As the midpoint of the United Nations Decade for People of African Descent, 2020 offers engaged citizens a useful inflection point to assess progress on key policy concerns for communities of African descent across Canada. Despite the Government of Canada’s early reluctance to acknowledge the Decade, and the belated acknowledgement by federal and provincial leaders of the persistence of anti-Black racism, we arrive into this new decade with the health and wellbeing of Black Canadians under more scrutiny than ever before.
What we find when we peer into the microscope and focus on Canada’s health systems is a work in progress: an uneven blend of institutions who acknowledge discrimination in health service provision and policymaking but act with a lack of urgency in attempting to remedy systemic discrimination. Policymakers often still fall into the trap of reducing discussions of racism in health systems to a challenge of individual bad behaviour rather than confronting the larger issue: an uneven and unjust distribution of ill health along racial lines. Initiatives like cultural competency training and increased diversity among organizational leaders are important, but they only scratch the surface of the challenges that Black Canadians face with health inequities – and that is if health authorities even venture to take these initiatives seriously. What is needed is a complete overhaul of the processes that provincial governments use to develop and implement health policy.
One of many reasons for the neglect of racial health inequities across the country has been the lack of disaggregated race-based health data that could further illustrate the extent to which racism affects the health and healthcare of Black Canadians. Without data to better describe the extent of health inequities for Black Canadians, policy progress is tenuous. Individual experiences of discrimination, similar to those highlighted above, are ignored or removed from their broader systemic context. System-wide challenges of low service utilization and increased rates of chronic disease including hypertension and diabetes among people of African descent can be explained away due to other contextual factors. The lack of urgency within governments about health inequities becomes, in this framing, understandable. It is indicative of the processes of social and economic exclusion that underpin racism as a “fundamental cause” of health inequities (Williams, Lawrence, & Davis, 2019).

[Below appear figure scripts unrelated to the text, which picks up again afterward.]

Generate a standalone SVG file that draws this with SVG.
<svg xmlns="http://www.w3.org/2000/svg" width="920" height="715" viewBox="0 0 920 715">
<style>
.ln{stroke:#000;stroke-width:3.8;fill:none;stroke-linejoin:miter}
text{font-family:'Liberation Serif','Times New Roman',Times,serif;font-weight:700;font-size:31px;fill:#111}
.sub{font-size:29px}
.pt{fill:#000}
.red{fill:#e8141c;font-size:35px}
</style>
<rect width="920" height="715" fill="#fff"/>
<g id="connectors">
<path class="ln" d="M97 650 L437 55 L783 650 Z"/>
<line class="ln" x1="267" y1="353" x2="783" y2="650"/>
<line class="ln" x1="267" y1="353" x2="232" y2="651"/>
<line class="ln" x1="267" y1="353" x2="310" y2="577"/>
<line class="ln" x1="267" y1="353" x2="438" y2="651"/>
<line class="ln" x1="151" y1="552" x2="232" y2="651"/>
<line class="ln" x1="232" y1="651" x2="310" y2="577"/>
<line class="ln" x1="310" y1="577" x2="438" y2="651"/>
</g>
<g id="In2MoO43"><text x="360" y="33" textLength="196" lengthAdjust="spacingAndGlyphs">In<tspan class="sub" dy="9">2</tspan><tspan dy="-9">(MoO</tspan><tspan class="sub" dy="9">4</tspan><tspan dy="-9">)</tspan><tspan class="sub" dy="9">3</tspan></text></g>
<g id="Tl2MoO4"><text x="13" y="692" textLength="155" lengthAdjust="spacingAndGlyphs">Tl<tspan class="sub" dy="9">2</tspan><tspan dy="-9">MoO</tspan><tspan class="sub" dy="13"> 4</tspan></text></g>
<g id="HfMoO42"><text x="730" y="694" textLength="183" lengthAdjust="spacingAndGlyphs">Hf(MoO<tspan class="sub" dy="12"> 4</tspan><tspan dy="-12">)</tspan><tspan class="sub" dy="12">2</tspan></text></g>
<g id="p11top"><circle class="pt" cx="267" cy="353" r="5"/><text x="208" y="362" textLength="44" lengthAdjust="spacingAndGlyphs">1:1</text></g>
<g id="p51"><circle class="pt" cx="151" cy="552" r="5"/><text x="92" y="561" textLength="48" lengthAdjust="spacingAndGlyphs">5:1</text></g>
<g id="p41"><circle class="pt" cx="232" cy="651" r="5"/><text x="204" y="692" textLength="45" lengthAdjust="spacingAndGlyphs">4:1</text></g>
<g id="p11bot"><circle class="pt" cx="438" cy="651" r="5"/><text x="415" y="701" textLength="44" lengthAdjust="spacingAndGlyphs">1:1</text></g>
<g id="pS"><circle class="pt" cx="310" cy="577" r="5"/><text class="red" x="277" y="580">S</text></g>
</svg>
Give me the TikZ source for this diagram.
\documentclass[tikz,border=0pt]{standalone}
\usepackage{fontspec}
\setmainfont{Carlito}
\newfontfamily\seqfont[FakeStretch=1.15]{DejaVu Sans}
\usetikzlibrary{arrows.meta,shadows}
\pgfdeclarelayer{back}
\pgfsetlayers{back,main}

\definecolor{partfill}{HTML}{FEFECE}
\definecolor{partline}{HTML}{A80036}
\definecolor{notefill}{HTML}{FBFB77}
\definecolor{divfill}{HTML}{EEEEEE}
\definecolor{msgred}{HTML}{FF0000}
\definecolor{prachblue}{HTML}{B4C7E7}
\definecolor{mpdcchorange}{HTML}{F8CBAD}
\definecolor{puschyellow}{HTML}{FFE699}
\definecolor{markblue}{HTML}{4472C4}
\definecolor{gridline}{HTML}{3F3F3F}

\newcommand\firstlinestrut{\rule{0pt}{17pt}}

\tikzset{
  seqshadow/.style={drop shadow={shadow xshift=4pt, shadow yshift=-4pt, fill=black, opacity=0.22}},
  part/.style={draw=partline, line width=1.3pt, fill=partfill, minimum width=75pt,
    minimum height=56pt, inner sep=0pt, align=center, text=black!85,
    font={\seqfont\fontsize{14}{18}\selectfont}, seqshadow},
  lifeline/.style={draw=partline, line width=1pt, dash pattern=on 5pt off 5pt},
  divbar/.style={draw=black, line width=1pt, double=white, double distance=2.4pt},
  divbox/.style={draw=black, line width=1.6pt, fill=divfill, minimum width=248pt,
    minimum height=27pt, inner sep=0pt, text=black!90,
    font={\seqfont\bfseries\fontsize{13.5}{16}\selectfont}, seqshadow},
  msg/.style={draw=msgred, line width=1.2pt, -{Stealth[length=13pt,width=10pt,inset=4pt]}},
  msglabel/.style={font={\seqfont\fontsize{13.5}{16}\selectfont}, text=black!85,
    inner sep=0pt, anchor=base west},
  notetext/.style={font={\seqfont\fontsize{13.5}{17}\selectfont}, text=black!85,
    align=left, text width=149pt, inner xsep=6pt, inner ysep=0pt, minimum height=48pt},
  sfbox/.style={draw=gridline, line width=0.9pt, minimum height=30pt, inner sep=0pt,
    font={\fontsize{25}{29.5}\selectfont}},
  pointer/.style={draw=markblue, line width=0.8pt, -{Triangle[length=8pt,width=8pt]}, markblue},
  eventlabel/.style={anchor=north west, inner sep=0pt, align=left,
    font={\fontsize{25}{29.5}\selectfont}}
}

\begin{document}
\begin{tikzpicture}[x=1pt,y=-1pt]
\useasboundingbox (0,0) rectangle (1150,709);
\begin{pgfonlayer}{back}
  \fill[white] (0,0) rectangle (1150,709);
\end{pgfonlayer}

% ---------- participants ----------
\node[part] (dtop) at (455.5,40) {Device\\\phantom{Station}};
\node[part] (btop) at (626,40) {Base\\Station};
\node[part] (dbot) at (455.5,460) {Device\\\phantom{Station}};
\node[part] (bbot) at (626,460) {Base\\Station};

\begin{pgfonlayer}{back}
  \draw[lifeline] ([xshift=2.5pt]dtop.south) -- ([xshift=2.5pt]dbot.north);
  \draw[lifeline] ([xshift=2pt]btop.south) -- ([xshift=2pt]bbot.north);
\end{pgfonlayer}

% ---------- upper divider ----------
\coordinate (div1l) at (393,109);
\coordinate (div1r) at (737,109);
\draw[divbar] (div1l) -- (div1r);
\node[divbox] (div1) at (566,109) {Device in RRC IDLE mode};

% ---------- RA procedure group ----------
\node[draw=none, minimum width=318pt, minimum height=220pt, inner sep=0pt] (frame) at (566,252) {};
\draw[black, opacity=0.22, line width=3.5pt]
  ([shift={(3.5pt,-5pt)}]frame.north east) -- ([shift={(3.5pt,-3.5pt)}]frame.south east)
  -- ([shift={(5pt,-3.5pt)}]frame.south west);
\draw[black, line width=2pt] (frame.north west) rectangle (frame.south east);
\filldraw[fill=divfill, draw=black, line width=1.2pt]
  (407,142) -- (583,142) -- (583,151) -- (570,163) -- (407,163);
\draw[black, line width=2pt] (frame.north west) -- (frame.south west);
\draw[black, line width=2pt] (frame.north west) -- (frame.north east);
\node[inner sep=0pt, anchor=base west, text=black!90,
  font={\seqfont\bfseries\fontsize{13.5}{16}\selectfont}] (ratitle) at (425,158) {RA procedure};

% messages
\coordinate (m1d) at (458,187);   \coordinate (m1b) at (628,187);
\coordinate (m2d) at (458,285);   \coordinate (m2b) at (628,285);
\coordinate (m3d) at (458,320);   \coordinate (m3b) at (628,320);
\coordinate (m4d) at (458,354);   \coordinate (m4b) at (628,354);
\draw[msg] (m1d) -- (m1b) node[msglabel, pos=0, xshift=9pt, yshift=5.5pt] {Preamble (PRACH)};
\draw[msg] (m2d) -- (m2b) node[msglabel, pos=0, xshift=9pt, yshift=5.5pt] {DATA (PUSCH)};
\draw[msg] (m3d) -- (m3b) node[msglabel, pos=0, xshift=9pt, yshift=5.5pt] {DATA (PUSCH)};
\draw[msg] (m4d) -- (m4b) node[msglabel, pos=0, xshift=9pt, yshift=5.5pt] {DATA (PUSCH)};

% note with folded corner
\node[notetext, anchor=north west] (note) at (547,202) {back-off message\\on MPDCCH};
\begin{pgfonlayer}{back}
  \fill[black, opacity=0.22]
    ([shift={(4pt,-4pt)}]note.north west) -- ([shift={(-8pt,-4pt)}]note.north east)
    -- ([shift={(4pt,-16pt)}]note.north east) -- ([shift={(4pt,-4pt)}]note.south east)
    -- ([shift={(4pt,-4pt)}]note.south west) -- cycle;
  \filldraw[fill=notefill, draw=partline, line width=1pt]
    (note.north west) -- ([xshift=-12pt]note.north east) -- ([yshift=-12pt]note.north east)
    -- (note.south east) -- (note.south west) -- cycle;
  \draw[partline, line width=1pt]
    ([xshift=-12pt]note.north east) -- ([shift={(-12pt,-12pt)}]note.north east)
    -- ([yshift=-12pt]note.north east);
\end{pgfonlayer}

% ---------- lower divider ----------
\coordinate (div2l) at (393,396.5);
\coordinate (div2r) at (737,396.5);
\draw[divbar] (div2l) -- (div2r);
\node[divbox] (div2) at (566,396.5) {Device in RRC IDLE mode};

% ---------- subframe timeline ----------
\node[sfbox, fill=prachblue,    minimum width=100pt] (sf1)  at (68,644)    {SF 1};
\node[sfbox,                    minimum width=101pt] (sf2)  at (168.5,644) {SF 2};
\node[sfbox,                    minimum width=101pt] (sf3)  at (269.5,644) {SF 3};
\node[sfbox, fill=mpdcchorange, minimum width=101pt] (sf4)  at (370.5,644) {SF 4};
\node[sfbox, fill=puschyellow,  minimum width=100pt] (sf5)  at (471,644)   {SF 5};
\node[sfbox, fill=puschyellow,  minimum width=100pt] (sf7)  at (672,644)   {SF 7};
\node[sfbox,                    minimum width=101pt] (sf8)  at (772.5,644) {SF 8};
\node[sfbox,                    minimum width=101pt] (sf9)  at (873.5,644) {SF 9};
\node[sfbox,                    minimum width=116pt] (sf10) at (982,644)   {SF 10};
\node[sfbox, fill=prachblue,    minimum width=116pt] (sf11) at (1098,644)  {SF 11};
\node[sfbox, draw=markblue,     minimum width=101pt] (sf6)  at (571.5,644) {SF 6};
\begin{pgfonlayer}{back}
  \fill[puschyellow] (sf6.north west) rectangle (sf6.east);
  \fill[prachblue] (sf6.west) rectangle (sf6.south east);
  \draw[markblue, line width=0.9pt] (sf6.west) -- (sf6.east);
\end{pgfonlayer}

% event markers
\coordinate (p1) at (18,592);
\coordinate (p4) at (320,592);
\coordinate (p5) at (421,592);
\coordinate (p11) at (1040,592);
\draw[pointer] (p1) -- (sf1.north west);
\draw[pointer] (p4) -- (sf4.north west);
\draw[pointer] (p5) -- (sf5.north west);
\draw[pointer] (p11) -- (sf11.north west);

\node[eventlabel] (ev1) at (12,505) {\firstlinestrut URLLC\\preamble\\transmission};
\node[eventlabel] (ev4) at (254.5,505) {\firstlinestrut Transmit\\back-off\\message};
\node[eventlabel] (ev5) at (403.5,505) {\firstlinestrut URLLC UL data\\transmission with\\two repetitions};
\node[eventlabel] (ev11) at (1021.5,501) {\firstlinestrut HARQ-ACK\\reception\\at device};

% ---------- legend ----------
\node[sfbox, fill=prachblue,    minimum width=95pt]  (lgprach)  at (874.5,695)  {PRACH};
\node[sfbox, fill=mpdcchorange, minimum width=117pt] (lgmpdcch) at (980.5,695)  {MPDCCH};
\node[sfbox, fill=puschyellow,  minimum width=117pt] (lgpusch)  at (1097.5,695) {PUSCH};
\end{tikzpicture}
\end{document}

The importance of disaggregated data collection for African Canadian communities applies to contexts broader than health – policing, education, environmental policy and more are all affected by processes of aggregation. We must be careful, however, to avoid the mistake of suggesting that the findings of this data may be more valid than the experiences and advocacy of community members. Doing so would simply reproduce the processes of exclusion that already exist. Moreover, the data that does exist largely confirms and doubles-down upon the suspicions and lived experiences that community members have been discussing for years.
This data collection is, nonetheless, a vital step for governments that are ready to take the concerns and experiences of Black Canadians seriously. When paired with long-term, authentic processes of engagement and policy co-design, this step could mark a decade of true reform. Recognition is not enough – the tools to dismantle health inequities already exist. It is high time that we begin to use them.